How to handle complex SQL WHERE conditions with joins

I’m working on converting a SQL query to work with Apache Pig on Hadoop but I’m stuck on something tricky. Usually converting queries is straightforward but this one has me confused.

Here’s what I’m dealing with:

SELECT x.col1, y.col2, y.col3
FROM orders x, products y  
WHERE(
    (
        x.col1 = y.col2
        AND
        (
            x.col2 = y.col1
            OR
            (
                (x.col2 = 'value1' OR x.col2 = 'value2')
                AND
                (y.col1 is null OR y.col1 = 'value3' OR y.col1 = 'value4')
            )
        )
    )
    OR
    (
        x.col3 = y.col4
        AND
        (
            x.col4 = y.col3
            OR
            (
                (x.col4 = 'value5' OR x.col4 = 'value6')
                AND
                (y.col3 is null OR y.col3 = 'value7' OR y.col3 = 'value8')
            )
        )
    )
)
GROUP BY -- additional stuff here

My main questions are:

  • How can I break down these complex WHERE conditions with OR logic?
  • What’s the best way to handle this kind of join pattern in Pig?
  • Would this be easier to solve using Hive instead?

I know Pig doesn’t handle OR conditions well with joins. I’ve checked the Pig documentation but haven’t found a clear solution yet. Any ideas on how to approach this would be really helpful.

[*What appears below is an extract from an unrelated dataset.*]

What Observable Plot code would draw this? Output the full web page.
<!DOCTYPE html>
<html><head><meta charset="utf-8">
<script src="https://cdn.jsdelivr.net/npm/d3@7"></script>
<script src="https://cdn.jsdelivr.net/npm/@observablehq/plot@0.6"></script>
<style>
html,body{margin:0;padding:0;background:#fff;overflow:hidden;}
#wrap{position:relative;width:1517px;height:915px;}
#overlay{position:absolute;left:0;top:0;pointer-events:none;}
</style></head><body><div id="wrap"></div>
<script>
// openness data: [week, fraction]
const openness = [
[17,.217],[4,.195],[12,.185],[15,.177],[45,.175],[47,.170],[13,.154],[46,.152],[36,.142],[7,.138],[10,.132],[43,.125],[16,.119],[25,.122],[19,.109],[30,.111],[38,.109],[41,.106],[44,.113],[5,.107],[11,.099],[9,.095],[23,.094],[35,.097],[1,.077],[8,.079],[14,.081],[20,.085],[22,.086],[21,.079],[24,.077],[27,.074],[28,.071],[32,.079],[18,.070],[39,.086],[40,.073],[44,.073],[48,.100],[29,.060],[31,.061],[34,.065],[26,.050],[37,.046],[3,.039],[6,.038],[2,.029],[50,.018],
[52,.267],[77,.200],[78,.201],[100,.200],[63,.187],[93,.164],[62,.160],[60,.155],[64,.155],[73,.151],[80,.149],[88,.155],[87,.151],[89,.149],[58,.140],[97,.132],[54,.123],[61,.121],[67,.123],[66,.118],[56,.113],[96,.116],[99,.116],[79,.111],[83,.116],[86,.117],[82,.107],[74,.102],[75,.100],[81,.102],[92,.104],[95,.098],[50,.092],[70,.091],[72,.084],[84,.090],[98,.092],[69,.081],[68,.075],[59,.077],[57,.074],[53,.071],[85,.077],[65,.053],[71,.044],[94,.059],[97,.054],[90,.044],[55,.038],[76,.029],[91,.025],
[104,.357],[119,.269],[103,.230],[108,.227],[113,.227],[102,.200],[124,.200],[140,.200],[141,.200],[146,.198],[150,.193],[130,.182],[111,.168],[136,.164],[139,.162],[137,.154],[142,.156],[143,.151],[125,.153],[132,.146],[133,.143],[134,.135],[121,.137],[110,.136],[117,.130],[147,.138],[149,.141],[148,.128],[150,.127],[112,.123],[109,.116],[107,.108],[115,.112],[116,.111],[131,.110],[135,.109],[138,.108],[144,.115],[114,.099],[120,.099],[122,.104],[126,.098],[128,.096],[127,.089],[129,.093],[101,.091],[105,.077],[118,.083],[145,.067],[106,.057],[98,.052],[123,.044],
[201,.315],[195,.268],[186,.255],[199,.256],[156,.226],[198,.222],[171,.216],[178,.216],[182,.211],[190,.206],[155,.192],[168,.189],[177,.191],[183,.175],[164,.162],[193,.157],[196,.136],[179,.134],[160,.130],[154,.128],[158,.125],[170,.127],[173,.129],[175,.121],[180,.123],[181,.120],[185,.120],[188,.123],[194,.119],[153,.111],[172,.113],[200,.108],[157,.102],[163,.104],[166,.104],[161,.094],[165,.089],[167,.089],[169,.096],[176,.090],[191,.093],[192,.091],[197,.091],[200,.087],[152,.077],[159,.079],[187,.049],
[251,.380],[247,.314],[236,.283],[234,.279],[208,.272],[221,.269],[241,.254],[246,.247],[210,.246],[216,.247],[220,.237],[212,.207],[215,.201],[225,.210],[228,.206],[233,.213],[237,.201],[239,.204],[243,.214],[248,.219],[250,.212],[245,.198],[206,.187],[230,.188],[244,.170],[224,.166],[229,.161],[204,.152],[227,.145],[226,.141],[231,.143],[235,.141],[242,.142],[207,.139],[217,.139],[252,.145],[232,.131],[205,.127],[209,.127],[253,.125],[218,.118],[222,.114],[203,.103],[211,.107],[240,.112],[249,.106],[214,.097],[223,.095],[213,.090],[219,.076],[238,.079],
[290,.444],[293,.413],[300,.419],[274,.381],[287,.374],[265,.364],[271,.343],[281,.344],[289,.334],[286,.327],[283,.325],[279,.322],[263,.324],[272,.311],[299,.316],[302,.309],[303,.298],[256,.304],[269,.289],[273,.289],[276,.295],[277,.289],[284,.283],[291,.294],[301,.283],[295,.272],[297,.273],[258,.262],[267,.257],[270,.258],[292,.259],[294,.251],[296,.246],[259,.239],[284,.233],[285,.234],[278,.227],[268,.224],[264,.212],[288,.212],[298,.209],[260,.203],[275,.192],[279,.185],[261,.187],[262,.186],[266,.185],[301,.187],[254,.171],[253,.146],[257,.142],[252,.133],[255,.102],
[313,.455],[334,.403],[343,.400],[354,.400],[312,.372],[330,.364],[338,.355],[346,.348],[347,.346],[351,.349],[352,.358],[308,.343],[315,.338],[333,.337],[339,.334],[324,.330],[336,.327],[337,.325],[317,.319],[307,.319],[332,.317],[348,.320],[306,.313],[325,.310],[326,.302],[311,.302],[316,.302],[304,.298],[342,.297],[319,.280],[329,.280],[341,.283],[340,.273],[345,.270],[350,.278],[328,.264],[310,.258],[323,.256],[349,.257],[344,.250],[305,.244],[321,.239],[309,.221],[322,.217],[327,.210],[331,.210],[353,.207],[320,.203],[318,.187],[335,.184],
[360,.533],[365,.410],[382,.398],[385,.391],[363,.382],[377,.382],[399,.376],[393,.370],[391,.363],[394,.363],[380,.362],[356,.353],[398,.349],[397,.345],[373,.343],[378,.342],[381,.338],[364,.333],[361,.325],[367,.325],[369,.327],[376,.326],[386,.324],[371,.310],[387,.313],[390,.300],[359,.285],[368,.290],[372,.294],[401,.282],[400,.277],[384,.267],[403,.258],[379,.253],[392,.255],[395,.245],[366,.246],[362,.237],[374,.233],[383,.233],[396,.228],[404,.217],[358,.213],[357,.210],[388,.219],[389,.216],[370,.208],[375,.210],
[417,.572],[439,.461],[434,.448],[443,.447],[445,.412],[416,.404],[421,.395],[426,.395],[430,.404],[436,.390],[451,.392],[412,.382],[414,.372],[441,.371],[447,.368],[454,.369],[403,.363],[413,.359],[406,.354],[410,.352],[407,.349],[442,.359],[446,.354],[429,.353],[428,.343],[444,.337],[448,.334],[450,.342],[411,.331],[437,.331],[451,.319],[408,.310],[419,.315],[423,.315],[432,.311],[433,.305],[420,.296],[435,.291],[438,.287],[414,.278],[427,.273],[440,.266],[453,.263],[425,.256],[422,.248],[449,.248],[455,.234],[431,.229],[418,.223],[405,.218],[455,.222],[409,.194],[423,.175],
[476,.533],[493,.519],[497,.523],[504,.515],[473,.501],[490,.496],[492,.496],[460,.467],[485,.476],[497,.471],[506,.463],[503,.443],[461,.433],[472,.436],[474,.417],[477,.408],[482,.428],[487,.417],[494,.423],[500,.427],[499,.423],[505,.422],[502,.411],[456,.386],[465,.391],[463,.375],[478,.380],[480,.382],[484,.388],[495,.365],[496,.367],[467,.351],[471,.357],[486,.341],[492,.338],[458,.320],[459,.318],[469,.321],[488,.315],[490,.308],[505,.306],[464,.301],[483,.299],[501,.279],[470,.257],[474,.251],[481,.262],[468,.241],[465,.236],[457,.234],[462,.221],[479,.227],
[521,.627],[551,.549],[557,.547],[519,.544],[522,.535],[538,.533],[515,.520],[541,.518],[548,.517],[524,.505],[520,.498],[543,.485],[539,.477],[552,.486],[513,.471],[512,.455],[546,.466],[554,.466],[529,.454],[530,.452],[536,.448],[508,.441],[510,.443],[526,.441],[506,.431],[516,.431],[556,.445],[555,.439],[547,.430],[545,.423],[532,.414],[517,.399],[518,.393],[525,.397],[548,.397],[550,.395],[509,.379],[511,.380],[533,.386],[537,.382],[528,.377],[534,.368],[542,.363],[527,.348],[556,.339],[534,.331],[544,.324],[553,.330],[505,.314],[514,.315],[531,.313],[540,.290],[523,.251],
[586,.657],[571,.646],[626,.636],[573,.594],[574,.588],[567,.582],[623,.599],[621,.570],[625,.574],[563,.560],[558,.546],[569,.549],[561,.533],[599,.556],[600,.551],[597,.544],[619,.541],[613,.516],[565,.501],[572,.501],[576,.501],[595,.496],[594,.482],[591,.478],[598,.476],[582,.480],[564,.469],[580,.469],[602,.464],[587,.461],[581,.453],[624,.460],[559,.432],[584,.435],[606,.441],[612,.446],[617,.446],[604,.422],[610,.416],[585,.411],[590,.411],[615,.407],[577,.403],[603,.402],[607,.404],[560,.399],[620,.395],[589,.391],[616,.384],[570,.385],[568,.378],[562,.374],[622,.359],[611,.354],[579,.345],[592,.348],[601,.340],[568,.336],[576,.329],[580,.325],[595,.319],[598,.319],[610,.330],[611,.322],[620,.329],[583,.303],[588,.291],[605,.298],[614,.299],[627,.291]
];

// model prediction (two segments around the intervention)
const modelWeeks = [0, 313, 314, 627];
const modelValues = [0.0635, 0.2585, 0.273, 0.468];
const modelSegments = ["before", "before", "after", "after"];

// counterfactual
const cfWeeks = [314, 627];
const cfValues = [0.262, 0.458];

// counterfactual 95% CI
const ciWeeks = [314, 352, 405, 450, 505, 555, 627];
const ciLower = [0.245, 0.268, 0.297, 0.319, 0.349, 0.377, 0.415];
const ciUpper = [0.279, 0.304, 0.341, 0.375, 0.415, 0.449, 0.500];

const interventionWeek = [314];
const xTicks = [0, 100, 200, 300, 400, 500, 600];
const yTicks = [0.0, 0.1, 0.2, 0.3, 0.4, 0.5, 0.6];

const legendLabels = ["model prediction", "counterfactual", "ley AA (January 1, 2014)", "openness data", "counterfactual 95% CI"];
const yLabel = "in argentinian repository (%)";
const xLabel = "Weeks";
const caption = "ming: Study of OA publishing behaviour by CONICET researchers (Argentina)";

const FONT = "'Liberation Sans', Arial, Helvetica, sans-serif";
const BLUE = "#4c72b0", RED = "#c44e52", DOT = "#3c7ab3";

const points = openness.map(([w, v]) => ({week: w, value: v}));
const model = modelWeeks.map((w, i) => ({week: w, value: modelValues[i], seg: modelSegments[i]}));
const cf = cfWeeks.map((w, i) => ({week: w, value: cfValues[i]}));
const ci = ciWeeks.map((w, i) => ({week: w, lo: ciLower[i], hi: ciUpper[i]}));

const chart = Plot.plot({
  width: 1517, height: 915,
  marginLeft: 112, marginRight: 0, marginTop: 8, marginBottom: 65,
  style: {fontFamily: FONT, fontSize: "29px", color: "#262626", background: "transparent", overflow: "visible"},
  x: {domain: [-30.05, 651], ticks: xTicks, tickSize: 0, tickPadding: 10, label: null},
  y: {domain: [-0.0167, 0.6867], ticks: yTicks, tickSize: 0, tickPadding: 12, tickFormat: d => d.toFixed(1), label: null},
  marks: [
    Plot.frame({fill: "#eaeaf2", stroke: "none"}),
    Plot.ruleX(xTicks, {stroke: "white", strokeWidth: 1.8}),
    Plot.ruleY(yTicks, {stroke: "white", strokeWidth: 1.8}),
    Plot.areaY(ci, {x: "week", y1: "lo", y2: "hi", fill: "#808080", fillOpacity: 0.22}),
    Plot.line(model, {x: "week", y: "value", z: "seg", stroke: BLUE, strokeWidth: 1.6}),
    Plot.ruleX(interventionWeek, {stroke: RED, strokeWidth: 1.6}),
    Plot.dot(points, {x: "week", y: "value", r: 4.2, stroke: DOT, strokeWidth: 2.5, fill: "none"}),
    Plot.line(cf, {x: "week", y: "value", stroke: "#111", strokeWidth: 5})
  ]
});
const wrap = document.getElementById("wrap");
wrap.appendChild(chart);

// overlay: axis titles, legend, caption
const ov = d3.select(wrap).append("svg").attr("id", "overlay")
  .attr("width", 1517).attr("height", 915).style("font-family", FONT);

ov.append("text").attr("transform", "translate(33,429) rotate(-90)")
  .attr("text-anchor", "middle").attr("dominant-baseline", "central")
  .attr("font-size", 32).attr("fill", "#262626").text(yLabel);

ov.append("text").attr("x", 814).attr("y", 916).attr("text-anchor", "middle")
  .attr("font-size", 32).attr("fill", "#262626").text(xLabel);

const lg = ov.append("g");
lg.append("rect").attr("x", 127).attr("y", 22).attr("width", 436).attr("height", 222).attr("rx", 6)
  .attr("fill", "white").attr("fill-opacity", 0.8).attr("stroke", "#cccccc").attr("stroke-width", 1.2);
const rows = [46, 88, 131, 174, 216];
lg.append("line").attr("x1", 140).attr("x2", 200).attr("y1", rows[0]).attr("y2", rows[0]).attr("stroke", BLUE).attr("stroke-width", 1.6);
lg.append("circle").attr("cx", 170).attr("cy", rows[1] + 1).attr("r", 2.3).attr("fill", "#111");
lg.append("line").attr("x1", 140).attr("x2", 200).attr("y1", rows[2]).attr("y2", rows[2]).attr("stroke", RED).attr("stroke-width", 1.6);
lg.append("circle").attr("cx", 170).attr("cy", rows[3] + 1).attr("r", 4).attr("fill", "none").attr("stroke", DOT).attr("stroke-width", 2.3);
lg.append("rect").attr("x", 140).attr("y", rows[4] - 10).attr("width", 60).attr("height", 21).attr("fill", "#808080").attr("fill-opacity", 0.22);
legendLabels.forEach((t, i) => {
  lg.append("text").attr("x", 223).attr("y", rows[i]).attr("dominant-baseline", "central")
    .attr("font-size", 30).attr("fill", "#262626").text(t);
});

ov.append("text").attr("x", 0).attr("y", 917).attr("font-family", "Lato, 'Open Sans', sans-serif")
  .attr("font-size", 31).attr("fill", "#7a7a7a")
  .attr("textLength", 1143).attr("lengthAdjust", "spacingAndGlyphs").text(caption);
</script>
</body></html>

Had the exact same problem migrating complex SQL to Pig. Don’t try to translate the WHERE clause directly - you’ll go crazy. Instead, break it into separate JOINs and UNION the results together. Handle (x.col1 = y.col2 AND x.col2 = y.col1) as one join first. Then create separate datasets for each OR branch using FILTER before joining. For those nested OR conditions, I always create intermediate filtered datasets - way easier to maintain. Honestly, Hive handles this stuff much better since it supports complex WHERE conditions out of the box. But if you’re stuck with Pig, try COGROUP instead of JOIN. Gives you more control over the join logic and handles nulls better.

hey, i’ve seen this question b4! try cross joins with filters - they’re often easier than fighting pig’s join quirks. what’s keeping you from switching to hive for this?

totally agree, it gets super messy lol. best to split it into small bites, do a join for each main part, then UNION them. that way, it’s way clearer and less error-prone. pig can struggle with all that complexity, so saavy filtering upfront helps a lot.